In an academic field that has witnessed a profusion of literature reflecting diverse disciplinary perspectives, this account of United States-Africa relations from the fifteenth century to the present is complex and challenging. Given the overflow of events from one historical period to another, it was sometimes difficult to impose a neat chronological structure. In terms of methodology, it was unavoidable now and then to use social science theories to shed light on some ideas in the historical narrative. Yet, we acknowledge that a discourse of this nature, located at the intersection of race, oppression, religious creed, and nationalist ethos, has the potential to stir up a wide range of human emotions, misconceptions, and agitated debates. Our intent is purely academic: to provide scholars, graduate and undergraduate students interested in Africana studies, African American studies, African studies, Atlantic history, world history, and international relations with a one-stop account of Africas bonding with the United States.
The process of economic, cultural, and political bonding began long before the official founding of Britains American colonies, and its geographical spread encompasses the entire Atlantic world. Our emphasis on the United States is amply justified. The United States represents the most successful and powerful of all the colonies the Europeans built in the age of imperialism. Despite the difficult circumstances in which they strived, the Black population occupies a central position in the American success story. African Americans now constitute the most potent Black community in the world.
Considering the length of time this book covers, prioritizing the African American experience is the most suitable but not the only model for historicizing United States-Africa relations. The manner in which Whites treated Blacks in America shaped the nature and substance of the United States-Africa relationship. The African American experience was the most notable life force that produced the trans-Atlantic exchanges and continued to drive them until 1900. This process will likely continue to affect the future of United States-Africa relations.
We therefore delineate the foundations of United States-Africa relations through the prisms of slavery, emancipation, colonization, American missionary evangelism, and Pan-Africanism. If the African American perspective is dominant in the various foundational themes so explored, it is because the United States-Africa relationship, over these historical eras, was more about the enslaved people and how their fate in the Americas affected the future of Africa than anything else. The trials and pains of the men and women in bondage reverberated across the Atlantic world and impacted sociopolitical and economic developments in the African continent, including the abolitionist movement that led to the founding of Sierra Leone and Liberian colonies.
The emphasis on the African American connection tapers as Africa emerged from European colonial rule after World War II. It was in the context of the Cold War that the United States began to implement a more articulate foreign policy toward Africa.
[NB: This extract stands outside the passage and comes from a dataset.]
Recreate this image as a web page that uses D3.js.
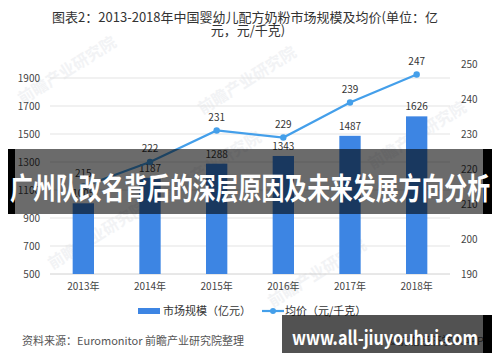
<!DOCTYPE html>
<html lang="zh">
<head>
<meta charset="UTF-8">
<script src="https://cdnjs.cloudflare.com/ajax/libs/d3/7.8.5/d3.min.js"></script>
<style>
  body { margin: 0; background: #fff; }
  text { font-family: "Noto Sans CJK SC", "Noto Sans", sans-serif; }
</style>
</head>
<body>
<div id="chart"></div>
<script>
// data
let years = ["2013年", "2014年", "2015年", "2016年", "2017年", "2018年"];
let marketSize = [1005, 1187, 1288, 1343, 1487, 1626];   // 亿元
let avgPrice = [215, 222, 231, 229, 239, 247];          // 元/千克
let leftTicks = [500, 700, 900, 1100, 1300, 1500, 1700, 1900];
let rightTicks = [190, 200, 210, 220, 230, 240, 250];

let width = 500, height = 362;
let svg = d3.select("#chart").append("svg")
  .attr("width", width).attr("height", height);

// faint watermarks behind the chart
let marks = [[70, 75], [250, 85], [215, 170], [420, 140], [100, 240], [320, 278]];
svg.selectAll(".wm").data(marks).enter().append("text")
  .attr("transform", d => `translate(${d[0]},${d[1]}) rotate(-32)`)
  .attr("text-anchor", "middle")
  .attr("font-size", 16).attr("font-weight", "bold")
  .attr("fill", "#f2f3f5")
  .text("前瞻产业研究院");

// title
svg.append("text").attr("x", 245).attr("y", 22).attr("text-anchor", "middle")
  .attr("font-size", 13).attr("fill", "#333")
  .text("图表2：2013-2018年中国婴幼儿配方奶粉市场规模及均价(单位：亿");
svg.append("text").attr("x", 248).attr("y", 35).attr("text-anchor", "middle")
  .attr("font-size", 13).attr("fill", "#333")
  .text("元，元/千克)");

let x = d3.scaleBand().domain(years).range([50, 450])
  .paddingInner(0.68).paddingOuter(0.34);
let yL = d3.scaleLinear().domain([500, 2000]).range([274, 64]);
let yR = d3.scaleLinear().domain([190, 250]).range([274, 64]);

// gridlines
svg.selectAll(".grid").data(leftTicks).enter().append("line")
  .attr("x1", 50).attr("x2", 450)
  .attr("y1", d => yL(d)).attr("y2", d => yL(d))
  .attr("stroke", d => d == 500 ? "#d0d0d0" : "#e3e3e3").attr("stroke-width", 1);

// axes
let left = svg.append("g").attr("transform", "translate(40,0)")
  .call(d3.axisLeft(yL).tickValues(leftTicks).tickFormat(d3.format("d")).tickSize(0).tickPadding(0));
let right = svg.append("g").attr("transform", "translate(461,0)")
  .call(d3.axisRight(yR).tickValues(rightTicks).tickFormat(d3.format("d")).tickSize(0).tickPadding(0));
let bottom = svg.append("g").attr("transform", "translate(0,274)")
  .call(d3.axisBottom(x).tickSize(0).tickPadding(9));
[left, right, bottom].forEach(g => {
  g.select(".domain").remove();
  g.selectAll("text").attr("font-size", 10).attr("fill", "#444")
    .attr("font-family", "'Noto Sans CJK SC', sans-serif");
});

// bars
svg.selectAll(".bar").data(marketSize).enter().append("rect")
  .attr("x", (d, i) => x(years[i]))
  .attr("y", d => yL(d))
  .attr("width", x.bandwidth())
  .attr("height", d => yL(500) - yL(d))
  .attr("fill", "#3d85e3");

svg.selectAll(".barlbl").data(marketSize).enter().append("text")
  .attr("x", (d, i) => x(years[i]) + x.bandwidth() / 2)
  .attr("y", d => yL(d) - 6)
  .attr("text-anchor", "middle").attr("font-size", 10).attr("fill", "#333")
  .text(d => d);

// line
let line = d3.line()
  .x((d, i) => x(years[i]) + x.bandwidth() / 2)
  .y(d => yR(d));
svg.append("path").datum(avgPrice)
  .attr("d", line).attr("fill", "none")
  .attr("stroke", "#449fea").attr("stroke-width", 2.2);
svg.selectAll(".dot").data(avgPrice).enter().append("circle")
  .attr("cx", (d, i) => x(years[i]) + x.bandwidth() / 2)
  .attr("cy", d => yR(d)).attr("r", 3.2).attr("fill", "#449fea");
svg.selectAll(".linelbl").data(avgPrice).enter().append("text")
  .attr("x", (d, i) => x(years[i]) + x.bandwidth() / 2)
  .attr("y", d => yR(d) - 10)
  .attr("text-anchor", "middle").attr("font-size", 10).attr("fill", "#333")
  .text(d => d);

// legend
svg.append("rect").attr("x", 138).attr("y", 308).attr("width", 22).attr("height", 6)
  .attr("fill", "#3d85e3");
svg.append("text").attr("x", 163).attr("y", 315).attr("font-size", 11).attr("fill", "#333")
  .text("市场规模（亿元）");
svg.append("line").attr("x1", 262).attr("x2", 284).attr("y1", 311).attr("y2", 311)
  .attr("stroke", "#449fea").attr("stroke-width", 2.2);
svg.append("circle").attr("cx", 273).attr("cy", 311).attr("r", 3).attr("fill", "#449fea");
svg.append("text").attr("x", 285).attr("y", 315).attr("font-size", 11).attr("fill", "#333")
  .text("均价（元/千克）");

// source
svg.append("text").attr("x", 22).attr("y", 345).attr("font-size", 11).attr("fill", "#555")
  .text("资料来源：Euromonitor 前瞻产业研究院整理");
svg.append("text").attr("x", 484).attr("y", 345).attr("text-anchor", "end")
  .attr("font-size", 11).attr("fill", "#555")
  .text("©前瞻经济学人APP");

// overlay banner
svg.append("rect").attr("x", 8).attr("y", 149).attr("width", 484).attr("height", 65)
  .attr("fill", "#000").attr("opacity", 0.58);
svg.append("rect").attr("x", 8).attr("y", 149).attr("width", 7).attr("height", 65).attr("fill", "#000");
svg.append("rect").attr("x", 483).attr("y", 149).attr("width", 9).attr("height", 65).attr("fill", "#000");
svg.append("text")
  .attr("transform", "translate(250,199) scale(1,1.3)")
  .attr("text-anchor", "middle").attr("font-size", 23).attr("font-weight", "bold")
  .attr("fill", "#fff")
  .attr("textLength", 480).attr("lengthAdjust", "spacingAndGlyphs")
  .text("广州队改名背后的深层原因及未来发展方向分析");

// site box
svg.append("rect").attr("x", 282).attr("y", 315).attr("width", 210).attr("height", 38)
  .attr("fill", "#000").attr("opacity", 0.68);
svg.append("rect").attr("x", 483).attr("y", 315).attr("width", 9).attr("height", 38).attr("fill", "#000");
svg.append("text").attr("x", 385).attr("y", 345).attr("text-anchor", "middle")
  .attr("font-family", "'DejaVu Sans', sans-serif")
  .attr("font-size", 19).attr("font-weight", "bold").attr("fill", "#fff")
  .attr("textLength", 186).attr("lengthAdjust", "spacingAndGlyphs")
  .text("www.all-jiuyouhui.com");
</script>
</body>
</html>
As a result, the tone of the books narrative changes from a primarily historical account to a more contemporary approach to foreign policy.
In the process of writing this book, we consulted numerous libraries, archives, depositories, and museums, and borrowed materials from many colleagues. We owe immense gratitude to several friends, colleagues, and anonymous referees who read several drafts of this book and provided insightful comments. Special thanks to Erika Kuhlman, Kevin Marsh, John Gribas, and Kandi Turley-Ames for organizing a forum (with funds from the Idaho Humanities Council) at which the first draft of this book was presented. The participation of the Red Hill Band and the entire audience at that Caf added an extra flavor to the discussion. We owe immense gratitude to King Yik for his generosity with ideas and materials for this research. The final product of the book, therefore, is a composite of our original designs and thoughts from our readers, audience, and colleagues.
We thank Yale University Presss acquisitions editor and faculty Publications Committee for supporting this ambitious project. Together, they provided the motivation and enthusiasm that have seen to the successful completion of United States and Africa Relations, 1400s to the Present.
INTRODUCTION
This multilayered study of the history of relations between Africa and the Americas focuses on the United States from the colonial era to the present. The relationship began with the dawn of the trans-Atlantic slave trade, which preceded the official founding of the United States. As a result, the early stage of United States-Africa relations is situated within the history of slavery and African American struggles for survival, emancipation, and reconnection with the African ancestral homeland. The Black struggle in America intersects with economic exchanges and wealth production, race relations, cultural invention, colonialism, revolutionary movements in the Atlantic world, religion, politics, and intellectual ideas.
In a discourse involving two entities where one is an old continent (Africa) and the other (the United States) did not declare itself a sovereign state until July 4, 1776, one may wonder why going back to the 1400s matters. Before the founding of the American Colonization Society (ACS) and Liberia in the second decade of the nineteenth century, direct contact between America and Africa was limited. The justification for extending our history of the relationship back to the fifteenth century is to account for shifting concepts, geographical spaces, and peoples. Africa, Pan-Africanism, and the United States have meant different things at different times to different peoples.